Parlare
di annullamento del debito oggi significa affrontare quello che, con l’avvento
della dottrina liberista, è diventato un vero e proprio tabù. Secondo la
narrazione dominante, infatti, un mancato pagamento è qualcosa
di eccezionale che bisogna evitare ad ogni costo. Peccato che la
storia si incarichi di dimostrare l’esatto contrario. La prima proclamazione di
annullamento del debito di cui si ha riscontro risale all’anno 2400 a.C. nella
città di Lagash (Sumer), mentre il regno di Hammurabi, re di Babilonia
(1792-1750) fu contrassegnato da quattro annullamenti generali dei debiti dei
cittadini con i poteri pubblici. In totale, gli storici hanno identificato con
precisione una trentina di annullamenti generali del debito in Mesopotamia tra
il 2400 e il 1400 a. C..
Venendo a
tempi più recenti, nel periodo
1800-1945 si contano 127 cessazioni del pagamento, mentre negli ultimi sessanta
anni (1946-2008) si sono avuti non meno di 169 sospensioni del pagamento di
debiti sovrani, della durata media di tre anni. Per
fare solo alcuni esempi, dalla propria indipendenza fino al 2006 l’Argentina ha
dichiarato 7 cessazioni del pagamento, il Brasile nove ed il Messico otto; in
Europa, la Spagna ha dichiarato una cessazione del pagamento 13 volte, mentre
la Germania e la Francia 8 volte ciascuno.
Ma che significa annullare un debito?
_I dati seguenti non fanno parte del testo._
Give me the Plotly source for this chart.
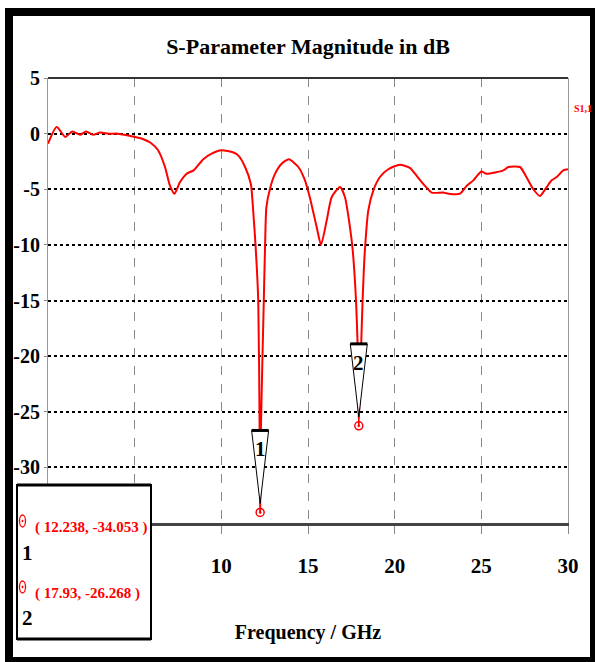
import plotly.graph_objects as go

# ---------------- data ----------------
freq_ghz = [0.0, 0.5, 1.0, 1.4, 1.85, 2.2, 2.6, 3.0, 3.5, 4.0, 4.4, 5.0, 5.5, 5.9,
            6.35, 6.75, 7.04, 7.3, 7.6, 8.0, 8.4, 8.96, 9.44, 10.0, 10.7, 11.0,
            11.37, 11.7, 11.85, 11.98, 12.13, 12.21, 12.238, 12.28, 12.45, 12.52,
            12.6, 12.8, 13.1, 13.48, 13.9, 14.44, 14.8, 15.1, 15.5, 15.75, 16.08,
            16.37, 16.85, 17.13, 17.42, 17.58, 17.77, 17.86, 17.93, 18.07, 18.15,
            18.27, 18.48, 18.77, 19.15, 19.63, 20.3, 20.9, 21.17, 21.75, 22.13,
            22.8, 23.1, 23.77, 24.15, 24.54, 25.0, 25.3, 26.27, 26.56, 27.23, 27.6,
            28.0, 28.38, 28.77, 29.06, 29.35, 29.73, 30.0]
s11_db = [-0.9, 0.6, -0.3, 0.2, -0.1, 0.2, -0.1, 0.1, 0.0, 0.0, -0.1, -0.3, -0.5, -0.8,
          -1.5, -3.0, -4.7, -5.4, -4.4, -3.6, -3.3, -2.3, -1.8, -1.5, -1.7, -2.0,
          -3.0, -4.5, -7.2, -10.2, -15.0, -26.8, -34.053, -26.8, -15.0, -10.3,
          -6.6, -5.0, -3.6, -2.7, -2.3, -3.0, -4.1, -5.7, -8.4, -10.0, -7.8,
          -5.7, -4.8, -5.7, -8.4, -10.5, -15.0, -18.9, -26.268, -18.9, -15.0,
          -10.8, -6.9, -5.1, -3.9, -3.2, -2.8, -3.1, -3.6, -4.7, -5.3,
          -5.3, -5.4, -5.4, -4.7, -4.2, -3.4, -3.6, -3.3, -3.0, -3.0, -3.9,
          -5.0, -5.6, -4.8, -4.2, -3.9, -3.3, -3.2]
marker_freq = [12.238, 17.93]
marker_db = [-34.053, -26.268]
marker_ids = ["1", "2"]
x_ticks = [0, 5, 10, 15, 20, 25, 30]
x_tick_labels = ["", "", "10", "15", "20", "25", "30"]   # 0 and 5 hidden behind the readout box
y_ticks = [5, 0, -5, -10, -15, -20, -25, -30, -35]
y_tick_labels = ["5", "0", "-5", "-10", "-15", "-20", "-25", "-30", ""]
series_name = "S1,1"

# ---------------- layout geometry ----------------
W, H = 595, 662
L, R, T, B = 48, 27, 78, 139
PW, PH = W - L - R, H - T - B
X_RANGE = [0, 30]
Y_RANGE = [-35, 5]
PX_PER_GHZ = PW / (X_RANGE[1] - X_RANGE[0])
PX_PER_DB = PH / (Y_RANGE[1] - Y_RANGE[0])


def px_x(px):
    return (px - L) / PW


def px_y(py):
    return (H - B - py) / PH


SERIF = "Liberation Serif, Times New Roman, serif"
RED = "#ff0000"

fig = go.Figure()
fig.add_trace(go.Scatter(
    x=freq_ghz, y=s11_db, mode="lines", name=series_name,
    line=dict(color=RED, width=2, shape="spline", smoothing=0.6),
    showlegend=False, hoverinfo="x+y"))
fig.add_trace(go.Scatter(
    x=marker_freq, y=marker_db, mode="markers", showlegend=False,
    marker=dict(symbol="circle-open-dot", color=RED, size=8,
                line=dict(color=RED, width=1.5)),
    cliponaxis=False))

shapes = []
annotations = []

# marker flags (inverted triangles)
hw = 8.5 / PX_PER_GHZ
for mx, my, mid in zip(marker_freq, marker_db, marker_ids):
    apex = my + 9 / PX_PER_DB
    top = my + 82 / PX_PER_DB
    shapes.append(dict(type="path", xref="x", yref="y", layer="above",
                       path=f"M {mx - hw},{top} L {mx + hw},{top} L {mx},{apex} Z",
                       fillcolor="white", line=dict(color="black", width=1)))
    shapes.append(dict(type="line", xref="x", yref="y", layer="above",
                       x0=mx - hw, x1=mx + hw, y0=top, y1=top,
                       line=dict(color="black", width=3)))
    annotations.append(dict(xref="x", yref="y", x=mx, y=my + 63 / PX_PER_DB,
                            text=mid, showarrow=False,
                            font=dict(family=SERIF, size=21, color="black", weight="bold")))

# top frame line of the plot area
shapes.append(dict(type="line", xref="paper", yref="paper", x0=0, x1=1, y0=1, y1=1,
                   line=dict(color="#333333", width=2), layer="above"))

# marker readout box
bx0, bx1, by0, by1 = px_x(17), px_x(151), px_y(639), px_y(485)
shapes.append(dict(type="rect", xref="paper", yref="paper", layer="above",
                   x0=bx0, x1=bx1, y0=by0, y1=by1, fillcolor="white",
                   line=dict(color="black", width=2)))
for yy in (by0, by1):
    shapes.append(dict(type="line", xref="paper", yref="paper", layer="above",
                       x0=bx0, x1=bx1, y0=yy, y1=yy, line=dict(color="black", width=3)))

row_text_py = [527, 593]
row_id_py = [553, 618]
row_dot_py = [521, 587]
for mx, my, mid, tpy, ipy, dpy in zip(marker_freq, marker_db, marker_ids,
                                       row_text_py, row_id_py, row_dot_py):
    annotations.append(dict(xref="paper", yref="paper", x=px_x(33), y=px_y(tpy),
                            xanchor="left", yanchor="middle", showarrow=False,
                            text=f"( {mx}, {my} )",
                            font=dict(family=SERIF, size=15, color=RED, weight="bold")))
    annotations.append(dict(xref="paper", yref="paper", x=px_x(27), y=px_y(ipy),
                            xanchor="center", yanchor="middle", showarrow=False,
                            text=mid,
                            font=dict(family=SERIF, size=21, color="black", weight="bold")))
    shapes.append(dict(type="circle", xref="paper", yref="paper", layer="above",
                       x0=px_x(19.5), x1=px_x(25.5), y0=px_y(dpy + 6), y1=px_y(dpy - 6),
                       line=dict(color=RED, width=1.3)))
    shapes.append(dict(type="circle", xref="paper", yref="paper", layer="above",
                       x0=px_x(21.6), x1=px_x(23.4), y0=px_y(dpy + 1.2), y1=px_y(dpy - 1.2),
                       fillcolor=RED, line=dict(color=RED, width=0)))

# series label at right
annotations.append(dict(xref="paper", yref="paper", x=px_x(583), y=px_y(101),
                        text=series_name, showarrow=False, xanchor="center",
                        font=dict(family=SERIF, size=10, color=RED, weight="bold")))

# outer black frame
shapes.append(dict(type="rect", xref="paper", yref="paper", layer="above",
                   x0=px_x(9), x1=px_x(594), y0=px_y(661), y1=px_y(12),
                   line=dict(color="black", width=8)))

fig.update_layout(
    width=W, height=H,
    margin=dict(l=L, r=R, t=T, b=B, pad=0),
    paper_bgcolor="white", plot_bgcolor="white",
    title=dict(text="S-Parameter Magnitude in dB", x=0.5, xref="paper",
               y=1 - 46 / H, yref="container", xanchor="center", yanchor="middle",
               font=dict(family=SERIF, size=22, color="black", weight="bold")),
    shapes=shapes, annotations=annotations,
    showlegend=False,
)
fig.update_xaxes(
    range=X_RANGE, tickvals=x_ticks, ticktext=x_tick_labels,
    showgrid=True, gridcolor="#888888", griddash="dash", gridwidth=1,
    zeroline=False, showline=True, linecolor="#444444", linewidth=3,
    ticks="outside", ticklen=8, tickcolor="#888888", tickwidth=1,
    ticklabelstandoff=14,
    tickfont=dict(family=SERIF, size=21, color="black", weight="bold"),
    title=dict(text="Frequency / GHz", standoff=48,
               font=dict(family=SERIF, size=20, color="black", weight="bold")),
)
fig.update_yaxes(
    range=Y_RANGE, tickvals=y_ticks, ticktext=y_tick_labels,
    showgrid=True, gridcolor="black", griddash="dot", gridwidth=1.5,
    zeroline=False, showline=True, linecolor="#999999", linewidth=1, mirror=True,
    ticks="outside", ticklen=3, tickcolor="#888888",
    tickfont=dict(family=SERIF, size=20, color="black", weight="bold"),
)

fig.write_html("out.html", config={"displayModeBar": False},
               post_script="document.body.style.margin='0';document.body.style.padding='0';")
Significa dare
il via ad un processo di indagine (audit) indipendente sul debito pubblico per
verificare nel dettaglio come, da chi e con chi è stato contratto, per quali
obiettivi ed interessi e con quali conseguenze per le condizioni di vita degli
abitanti di un territorio.
Significa,
in altri termini, dire al ministro dell’Economia Padoan che la nuova stagione delle privatizzazioni che intende aprire per
abbattere il debito – una superholding in cui far confluire tutte
le partecipazioni dello Stato sotto il cappello di Cassa Depositi e Prestiti,
per poi privatizzare il 50 per cento di quest’ultima- è una trappola a cui non vogliamo più sottostare, perché ciò che va rimessa in discussione è la
legittimità stessa del debito.
La sola idea di un percorso di questo tipo fa inorridire
le grandi lobby dei poteri finanziari, le quali – nel più classico stile degli usurai –
sono meno interessate all’effettivo saldo di quanto
“dovuto”, che non al mantenimento della catena che lo stesso pone alle
rivendicazioni di reddito, beni e servizi delle popolazioni. Ma è un passaggio
obbligato se si vuole uscire definitivamente dal cappio delle politiche
liberiste.
D’altronde, è di nuovo la storia a
dimostrare come, quando è stato ritenuto necessario per superiori interessi
geopolitici, il debito sia stato cancellato con un semplice tratto di penna
dagli stessi creditori: solo per fare un paio di esempi, è stato
così per la Germania nel 1953, quando la necessità di una Germania Ovest
economicamente forte di fronte all’Urss e ai suoi alleati ha permesso la quasi totale cancellazione degli ingenti debiti post seconda
guerra mondiale; ed è stato così per l’Iraq nel 2004, quando le nuove autorità,
designate dalle forze di occupazione, beneficiarono di una riduzione del debito
bilaterale (dovuto ad altri Stati) nell’ordine dell’80 per cento.
Ma è d’altronde lo stesso mercato a prevedere il
mancato pagamento fra i rischi assunti dai creditori, i cui tassi di interesse calcolano il
rischio del non rimborso, altrimenti
non si capirebbe l’esistenza dello “spread” fra un paese e l’altro. Perché
delle due l’una: o si dichiara impossibile il mancato pagamento e allora il
denaro dovrebbe essere prestato a tutti allo stesso tasso d’interesse o si
presta il denaro a tassi differenti perché si prevede la
possibilità del non pagamento, che dunque può avvenire, come
affermato nel 1999 dal Consiglio dei diritti dell’uomo, ogniqualvolta.
“l’esercizio dei diritti fondamentali della popolazione dei paesi debitori
all’alimentazione, all’abitazione, al lavoro, all’educazione, ai servizi
sanitari e a un ambiente salubre non possono essere subordinati
all’applicazione di politiche di aggiustamento strutturale e di riforme
economiche legate al debito”.
Si tratta in
buona sostanza di dire a chiare lettere che
le nostre vite vengono prima del debito, i nostri diritti prima dei
profitti e il “comune” prima della proprietà. È quello
che si appresta a mettere in campo Cadtm Italia (Comitato per l’abolizione dei
debiti illegittimi) nei prossimi mesi.